Случилось так, что я посмотрел фильм «Мой друг Иван Лапшин» в обществе человека, который не является поклонником прозы
Юрия Германа. Мой коллега утверждал, что он заранее знает, какого рода зрелище его ждет. Будут, мол, на экране люди, без остатка и фанатично преданные своему делу — хирурги ли, геологи или милиционеры. Будет инфернальная, взбалмошная героиня — некая Настасья Филипповна в миниатюре. Будет, наконец, пришелец из другого мира, человек столичной элиты, который, словно яркая звезда, осветит провинциальную повседневность, скромное существование остальных героев, влюбит в себя инфернальную женщину, а потом покинет их всех навсегда.

Поразительно, но, «прокручивая» фильм еще раз внутри себя после просмотра, я обнаружил практически все ситуации и типы, предсказанные проницательным коллегой. Проницательность подвела его только в одном: не удалось спрогнозировать силу художественности, с какой режиссер вслед за писателем переосмыслил самые расхожие коды беллетристики. Мало того, Алексей Герман — сын писателя — сюжет из жизни 30-х годов [добавляет] новый компонент, которого не могло быть у автора положенных в основу фильма рассказов: эмоциональную память. Она, судя по всему, передается каждому поколению генетически и прогрессирует по мере того, как наши родители — родство здесь не обязательно буквальное — неумолимо уходят из жизни.
Во что бы то ни стало сохранить при помощи ассоциативной
памяти время своего детства и то, что ему предшествовало, — годы молодости родителей, окружавший их историко-бытовой контекст, культурный антураж, неповторимую ауру утраченного времени, — в этом находили одну из благодатнейших творческих задач художники разных стран и эпох — от Катаева до Трифонова, от Пруста до Бергмана. ‹…›

Удивительна работа оператора Валерия Федосова в фильме
«Мой друг Иван Лапшин». Цвет возникает в картине как бы синкопами, подчиняясь той самой логике ощущений, о которой говорил режиссер. Остальное изображение напоминает старые фотографии из альбома — оно слегка подкрашено, а, главное, одухотворено, облагорожено прошедшим временем.
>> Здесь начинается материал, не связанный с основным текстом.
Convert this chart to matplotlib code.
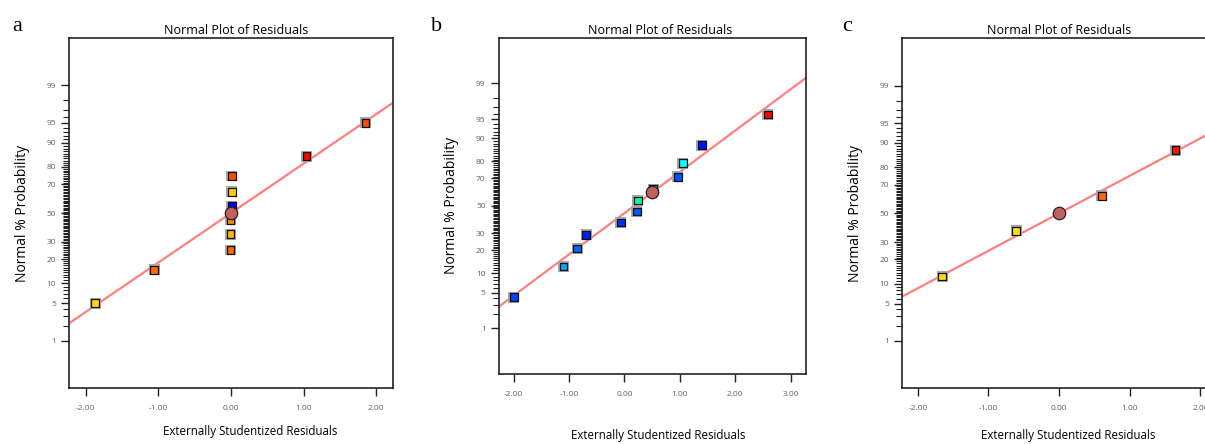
#!/usr/bin/env python3
"""
Normal probability plots of externally studentized residuals (panels a, b, c).
"""

from statistics import NormalDist

import matplotlib
matplotlib.use("Agg")
from matplotlib import pyplot as plt
import numpy as np

plt.rcParams["font.family"] = ["Open Sans", "DejaVu Sans"]

# panel a
a_resid = [-1.87, -1.06, -0.01, -0.01, -0.01, 0.01, 0.01, 0.01, 1.04, 1.85]
a_prob = [5, 15, 25, 35, 45, 55, 65, 75, 85, 95]
a_colors = ["#FFD400", "#FF6A00", "#FF6400", "#FFB800", "#FF8A00",
            "#0000FF", "#FFD000", "#FF4A00", "#FF0000", "#FF4800"]
a_center = (0.0, 50)
a_line_x = [-2.3, 2.3]
a_line_p = [1.9, 98.1]

# panel b
b_resid = [-2.0, -1.10, -0.855, -0.69, -0.065, 0.225, 0.24, 0.52, 0.965, 1.055, 1.40, 2.59]
b_prob = [4.17, 12.5, 20.83, 29.17, 37.5, 45.83, 54.17, 62.5, 70.83, 79.17, 87.5, 95.83]
b_colors = ["#0040FF", "#00A8FF", "#0068FF", "#0020FF", "#0030FF", "#0058FF",
            "#00FFB0", "#00FFFF", "#0050FF", "#00FFFF", "#0010FF", "#FF0000"]
b_center = (0.495, 60)
b_line_x = [-2.35, 3.35]
b_line_p = [2.4, 99.35]

# panel c
c_resid = [-1.655, -0.61, 0.605, 1.645]
c_prob = [12.5, 37.5, 62.5, 87.5]
c_colors = ["#FFE000", "#FFE000", "#FF6A00", "#FF1800"]
c_center = (0.0, 50)
c_line_x = [-2.3, 2.3]
c_line_p = [5.8, 94.2]

MAJOR = [1, 5, 10, 20, 30, 50, 70, 80, 90, 95, 99]
MINOR = [v for v in range(2, 99) if v not in MAJOR]

nd = NormalDist()
to_z = np.vectorize(lambda p: nd.inv_cdf(min(max(p / 100.0, 1e-9), 1 - 1e-9)), otypes=[float])
from_z = np.vectorize(lambda z: nd.cdf(z) * 100.0, otypes=[float])

TICK_COLOR = "#606060"


def panel(rect, resid, prob, colors, center, line_x, line_p, xlim, xticks, title_dx, xlab_pos):
    """One normal plot of residuals"""
    ax = fig.add_axes(rect)
    ax.set_yscale("function", functions=(to_z, from_z))
    ax.set_ylim(0.0711, 99.929)
    ax.set_xlim(*xlim)

    ax.plot(line_x, line_p, color="#FF7F7F", lw=1.6, zorder=2)
    ax.scatter(resid, prob, marker="s", s=62, c="#A8A8A8", edgecolors="none", zorder=3)
    ax.scatter(resid, prob, marker="s", s=30, c=colors, edgecolors="#111111", linewidths=0.9, zorder=4)
    ax.scatter([center[0]], [center[1]], marker="o", s=80, c="#C06060",
               edgecolors="#222222", linewidths=0.9, zorder=5)

    ax.set_yticks(MAJOR)
    ax.set_yticklabels([str(v) for v in MAJOR])
    ax.set_yticks(MINOR, minor=True)
    ax.set_xticks(xticks)
    ax.set_xticklabels([f"{v:.2f}" for v in xticks])
    ax.tick_params(axis="both", which="major", length=6, width=1, color="#222222",
                   labelsize=6, labelcolor=TICK_COLOR)
    ax.tick_params(axis="y", which="minor", length=4, width=0.8, color="#222222")
    ax.tick_params(axis="x", pad=6)
    for s in ax.spines.values():
        s.set_linewidth(1.2)
        s.set_color("#222222")

    ax.set_title("Normal Plot of Residuals", fontsize=9, pad=3, x=0.5 + title_dx)
    ax.set_xlabel("Externally Studentized Residuals", fontsize=8.3)
    ax.xaxis.set_label_coords(*xlab_pos)
    ax.set_ylabel("Normal % Probability", fontsize=10, labelpad=12)
    return ax


fig = plt.figure(figsize=(12.05, 4.44), dpi=100)

panel([0.0573, 0.1261, 0.2689, 0.7883], a_resid, a_prob, a_colors, a_center,
      a_line_x, a_line_p, (-2.23, 2.23), [-2, -1, 0, 1, 2], 0.016, (0.56, -0.105))
panel([0.4139, 0.1577, 0.2550, 0.7574], b_resid, b_prob, b_colors, b_center,
      b_line_x, b_line_p, (-2.27, 3.28), [-2, -1, 0, 1, 2, 3], 0.025, (0.52, -0.165))
panel([0.7488, 0.1255, 0.2603, 0.7883], c_resid, c_prob, c_colors, c_center,
      c_line_x, c_line_p, (-2.22, 2.22), [-2, -1, 0, 1, 2], 0.0, (0.53, -0.115))

for x, y, letter in [(0.010, 0.93, "a"), (0.358, 0.93, "b"), (0.699, 0.93, "c")]:
    fig.text(x, y, letter, fontsize=16, family="Liberation Serif", va="baseline")

fig.savefig("out.png", dpi=100)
Это же относится к человеческим портретам. Герман словно бы восстанавливает лица по фотографиям ныне ушедшего, состарившегося поколения. Его типажи — точное попадание в молодость этих сегодняшних стариков и старух.

В «Двадцати днях без войны» режиссер сумел включить в документированную ткань картины лица таких популярных актеров, как Людмила Гурченко и Юрий Никулин. В этом фильме, пожалуй, еще заметны следы усилий, предпринятых Германом для того, чтобы разрушить образ-штамп, сложившийся в зрительском восприятии наших «звезд». В новой работе достигнута та степень легкости и органики, когда лицо Андрея Миронова сосуществует с типажными образами непрофессионалов без всякого напряжения. И даже шлейф предшествующих ролей, и тот факт, что это лицо «примелькалось», использован как знак принадлежности героя к миру писательской элиты, отличности его от всех окружающих. Настоящим открытием Германа стал актер Андрей Болтнев, сыгравший Лапшина. В этом образе особенно ощутим высокий уровень психологической правды и человечности, который определяет художественную концепцию германовских персонажей.

Плахов А. Алексей Герман: сила эмоциональной памяти // Кино (Рига). 1985. № 5.